start Data provided
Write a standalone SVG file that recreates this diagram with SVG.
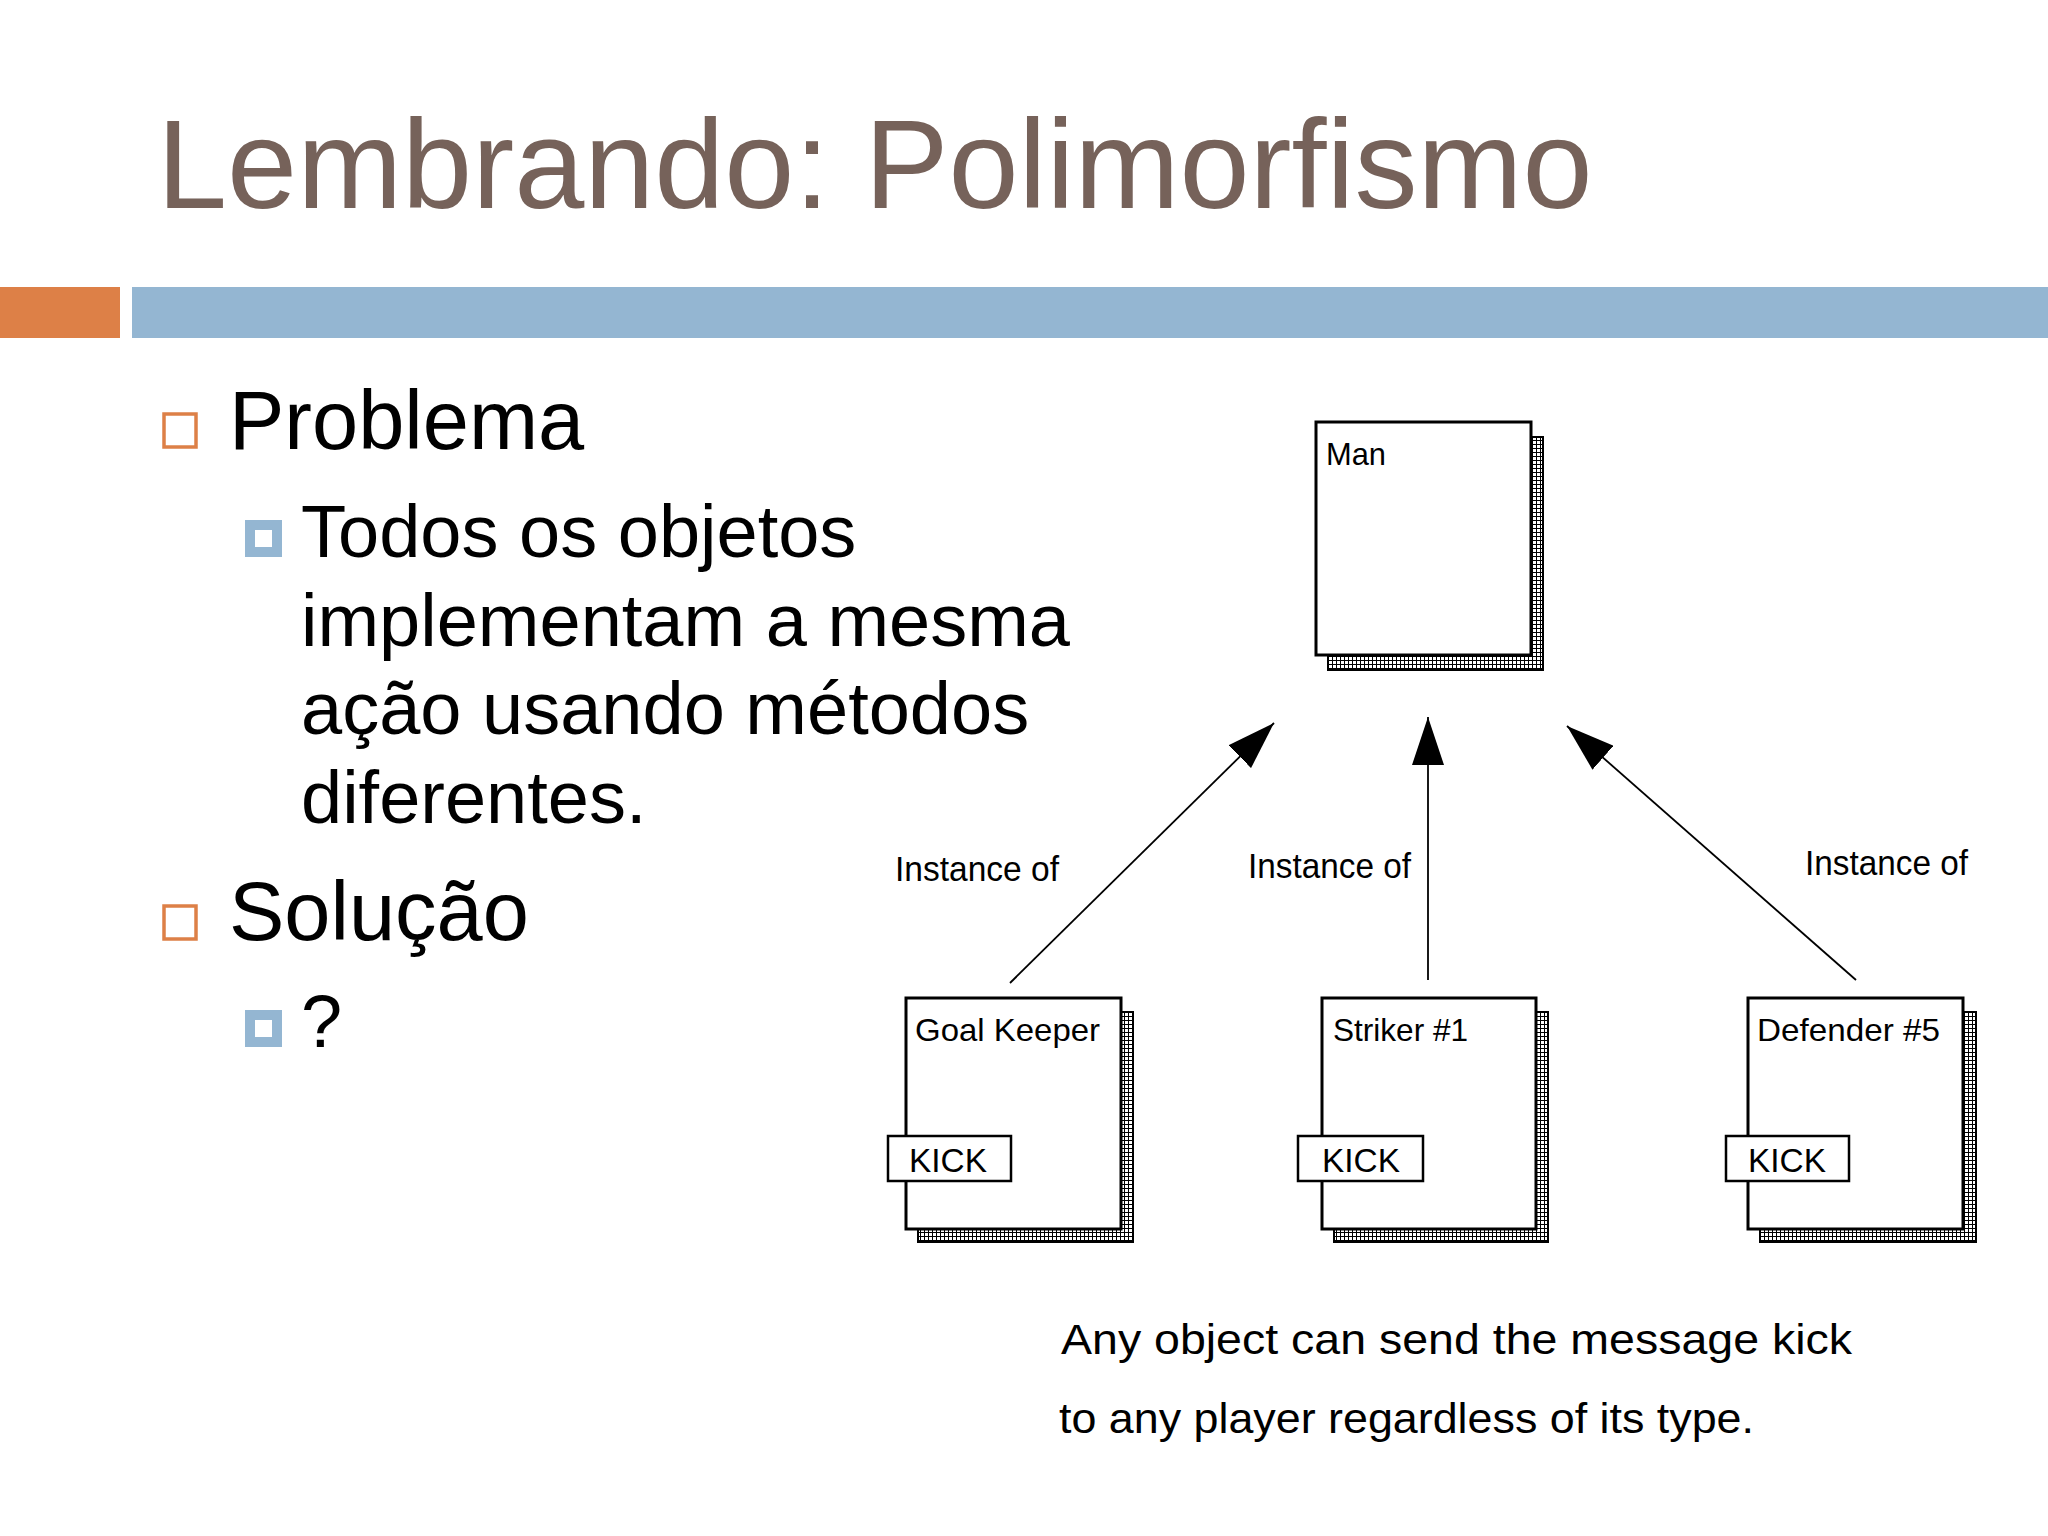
<svg xmlns="http://www.w3.org/2000/svg" width="2048" height="1536" viewBox="0 0 2048 1536">
<style>
.title{font-family:"Liberation Sans",Arial,sans-serif;font-size:126px;fill:#76625A}
.l1{font-family:"Liberation Sans",Arial,sans-serif;font-size:83px;fill:#000}
.l2{font-family:"Liberation Sans",Arial,sans-serif;font-size:74px;fill:#000}
.b1{fill:none;stroke:#DD8047;stroke-width:3.5}
.b2{fill:#94B6D2}
.box{fill:#fff;stroke:#000;stroke-width:3}
.shadow{fill:url(#dots);stroke:#000;stroke-width:2}
.kick{fill:#fff;stroke:#000;stroke-width:2.5}
.lbl{font-family:"Liberation Sans",Arial,sans-serif;font-size:32px;fill:#000}
.kt{font-family:"Liberation Sans",Arial,sans-serif;font-size:34px;fill:#000}
.inst{font-family:"Liberation Sans",Arial,sans-serif;font-size:35px;fill:#000}
.cap{font-family:"Liberation Sans",Arial,sans-serif;font-size:42px;fill:#000}
.conn{stroke:#000;stroke-width:1.8;fill:none;marker-end:url(#arr)}
</style>
<defs>
<pattern id="dots" width="4" height="4" patternUnits="userSpaceOnUse">
<rect width="4" height="4" fill="#000"/>
<rect x="1" y="1" width="3" height="3" fill="#fff"/>
</pattern>
<marker id="arr" markerUnits="userSpaceOnUse" markerWidth="50" markerHeight="32" refX="48" refY="16" orient="auto">
<path d="M0,0 L48,16 L0,32 Z" fill="#000"/>
</marker>
</defs>
<rect width="2048" height="1536" fill="#fff"/>
<text class="title" x="157" y="208">Lembrando: Polimorfismo</text>
<rect x="0" y="287" width="120" height="51" fill="#DD8047"/>
<rect x="132" y="287" width="1916" height="51" fill="#94B6D2"/>

<g id="bullets">
<rect class="b1" x="164" y="414" width="32" height="33"/>
<text class="l1" x="229" y="449">Problema</text>
<rect class="b2" x="245" y="520" width="37" height="37"/>
<rect x="255" y="530" width="17" height="17" fill="#fff"/>
<text class="l2" x="301" y="557">Todos os objetos</text>
<text class="l2" x="301" y="646">implementam a mesma</text>
<text class="l2" x="301" y="734">ação usando métodos</text>
<text class="l2" x="301" y="823">diferentes.</text>
<rect class="b1" x="164" y="906" width="32" height="33"/>
<text class="l1" x="229" y="940">Solução</text>
<rect class="b2" x="245" y="1010" width="37" height="37"/>
<rect x="255" y="1020" width="17" height="17" fill="#fff"/>
<text class="l2" x="301" y="1047">?</text>
</g>

<g id="connectors">
<line class="conn" x1="1010" y1="983" x2="1274" y2="723"/>
<line class="conn" x1="1428" y1="980" x2="1428" y2="717"/>
<line class="conn" x1="1856" y1="980" x2="1567" y2="726"/>
<text class="inst" x="895" y="881" textLength="164" lengthAdjust="spacingAndGlyphs">Instance of</text>
<text class="inst" x="1248" y="878" textLength="163" lengthAdjust="spacingAndGlyphs">Instance of</text>
<text class="inst" x="1805" y="875" textLength="163" lengthAdjust="spacingAndGlyphs">Instance of</text>
</g>

<g id="man">
<rect class="shadow" x="1328" y="437" width="215" height="233"/>
<rect class="box" x="1316" y="422" width="215" height="233"/>
<text class="lbl" x="1326" y="465" textLength="60" lengthAdjust="spacingAndGlyphs">Man</text>
</g>

<g id="goalkeeper">
<rect class="shadow" x="918" y="1012" width="215" height="230"/>
<rect class="box" x="906" y="998" width="215" height="231"/>
<text class="lbl" x="915" y="1041" textLength="185" lengthAdjust="spacingAndGlyphs">Goal Keeper</text>
<rect class="kick" x="888" y="1136" width="123" height="45"/>
<text class="kt" x="909" y="1172" textLength="78" lengthAdjust="spacingAndGlyphs">KICK</text>
</g>

<g id="striker">
<rect class="shadow" x="1334" y="1012" width="214" height="230"/>
<rect class="box" x="1322" y="998" width="214" height="231"/>
<text class="lbl" x="1333" y="1041" textLength="135" lengthAdjust="spacingAndGlyphs">Striker #1</text>
<rect class="kick" x="1298" y="1136" width="125" height="45"/>
<text class="kt" x="1322" y="1172" textLength="78" lengthAdjust="spacingAndGlyphs">KICK</text>
</g>

<g id="defender">
<rect class="shadow" x="1760" y="1012" width="216" height="230"/>
<rect class="box" x="1748" y="998" width="215" height="231"/>
<text class="lbl" x="1757" y="1041" textLength="183" lengthAdjust="spacingAndGlyphs">Defender #5</text>
<rect class="kick" x="1726" y="1136" width="123" height="45"/>
<text class="kt" x="1748" y="1172" textLength="78" lengthAdjust="spacingAndGlyphs">KICK</text>
</g>

<g id="caption">
<text class="cap" x="1061" y="1354" textLength="791" lengthAdjust="spacingAndGlyphs">Any object can send the message kick</text>
<text class="cap" x="1059" y="1433" textLength="695" lengthAdjust="spacingAndGlyphs">to any player regardless of its type.</text>
</g>
</svg>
end Data provided
Exercise prompt - Transcribe the listing in full. Omit the pictures and keep every line exact.

Exercise solution -
Write a standalone SVG file that recreates this diagram with SVG.
<svg xmlns="http://www.w3.org/2000/svg" width="2048" height="1536" viewBox="0 0 2048 1536">
<style>
.title{font-family:"Liberation Sans",Arial,sans-serif;font-size:126px;fill:#76625A}
.l1{font-family:"Liberation Sans",Arial,sans-serif;font-size:83px;fill:#000}
.l2{font-family:"Liberation Sans",Arial,sans-serif;font-size:74px;fill:#000}
.b1{fill:none;stroke:#DD8047;stroke-width:3.5}
.b2{fill:#94B6D2}
.box{fill:#fff;stroke:#000;stroke-width:3}
.shadow{fill:url(#dots);stroke:#000;stroke-width:2}
.kick{fill:#fff;stroke:#000;stroke-width:2.5}
.lbl{font-family:"Liberation Sans",Arial,sans-serif;font-size:32px;fill:#000}
.kt{font-family:"Liberation Sans",Arial,sans-serif;font-size:34px;fill:#000}
.inst{font-family:"Liberation Sans",Arial,sans-serif;font-size:35px;fill:#000}
.cap{font-family:"Liberation Sans",Arial,sans-serif;font-size:42px;fill:#000}
.conn{stroke:#000;stroke-width:1.8;fill:none;marker-end:url(#arr)}
</style>
<defs>
<pattern id="dots" width="4" height="4" patternUnits="userSpaceOnUse">
<rect width="4" height="4" fill="#000"/>
<rect x="1" y="1" width="3" height="3" fill="#fff"/>
</pattern>
<marker id="arr" markerUnits="userSpaceOnUse" markerWidth="50" markerHeight="32" refX="48" refY="16" orient="auto">
<path d="M0,0 L48,16 L0,32 Z" fill="#000"/>
</marker>
</defs>
<rect width="2048" height="1536" fill="#fff"/>
<text class="title" x="157" y="208">Lembrando: Polimorfismo</text>
<rect x="0" y="287" width="120" height="51" fill="#DD8047"/>
<rect x="132" y="287" width="1916" height="51" fill="#94B6D2"/>

<g id="bullets">
<rect class="b1" x="164" y="414" width="32" height="33"/>
<text class="l1" x="229" y="449">Problema</text>
<rect class="b2" x="245" y="520" width="37" height="37"/>
<rect x="255" y="530" width="17" height="17" fill="#fff"/>
<text class="l2" x="301" y="557">Todos os objetos</text>
<text class="l2" x="301" y="646">implementam a mesma</text>
<text class="l2" x="301" y="734">ação usando métodos</text>
<text class="l2" x="301" y="823">diferentes.</text>
<rect class="b1" x="164" y="906" width="32" height="33"/>
<text class="l1" x="229" y="940">Solução</text>
<rect class="b2" x="245" y="1010" width="37" height="37"/>
<rect x="255" y="1020" width="17" height="17" fill="#fff"/>
<text class="l2" x="301" y="1047">?</text>
</g>

<g id="connectors">
<line class="conn" x1="1010" y1="983" x2="1274" y2="723"/>
<line class="conn" x1="1428" y1="980" x2="1428" y2="717"/>
<line class="conn" x1="1856" y1="980" x2="1567" y2="726"/>
<text class="inst" x="895" y="881" textLength="164" lengthAdjust="spacingAndGlyphs">Instance of</text>
<text class="inst" x="1248" y="878" textLength="163" lengthAdjust="spacingAndGlyphs">Instance of</text>
<text class="inst" x="1805" y="875" textLength="163" lengthAdjust="spacingAndGlyphs">Instance of</text>
</g>

<g id="man">
<rect class="shadow" x="1328" y="437" width="215" height="233"/>
<rect class="box" x="1316" y="422" width="215" height="233"/>
<text class="lbl" x="1326" y="465" textLength="60" lengthAdjust="spacingAndGlyphs">Man</text>
</g>

<g id="goalkeeper">
<rect class="shadow" x="918" y="1012" width="215" height="230"/>
<rect class="box" x="906" y="998" width="215" height="231"/>
<text class="lbl" x="915" y="1041" textLength="185" lengthAdjust="spacingAndGlyphs">Goal Keeper</text>
<rect class="kick" x="888" y="1136" width="123" height="45"/>
<text class="kt" x="909" y="1172" textLength="78" lengthAdjust="spacingAndGlyphs">KICK</text>
</g>

<g id="striker">
<rect class="shadow" x="1334" y="1012" width="214" height="230"/>
<rect class="box" x="1322" y="998" width="214" height="231"/>
<text class="lbl" x="1333" y="1041" textLength="135" lengthAdjust="spacingAndGlyphs">Striker #1</text>
<rect class="kick" x="1298" y="1136" width="125" height="45"/>
<text class="kt" x="1322" y="1172" textLength="78" lengthAdjust="spacingAndGlyphs">KICK</text>
</g>

<g id="defender">
<rect class="shadow" x="1760" y="1012" width="216" height="230"/>
<rect class="box" x="1748" y="998" width="215" height="231"/>
<text class="lbl" x="1757" y="1041" textLength="183" lengthAdjust="spacingAndGlyphs">Defender #5</text>
<rect class="kick" x="1726" y="1136" width="123" height="45"/>
<text class="kt" x="1748" y="1172" textLength="78" lengthAdjust="spacingAndGlyphs">KICK</text>
</g>

<g id="caption">
<text class="cap" x="1061" y="1354" textLength="791" lengthAdjust="spacingAndGlyphs">Any object can send the message kick</text>
<text class="cap" x="1059" y="1433" textLength="695" lengthAdjust="spacingAndGlyphs">to any player regardless of its type.</text>
</g>
</svg>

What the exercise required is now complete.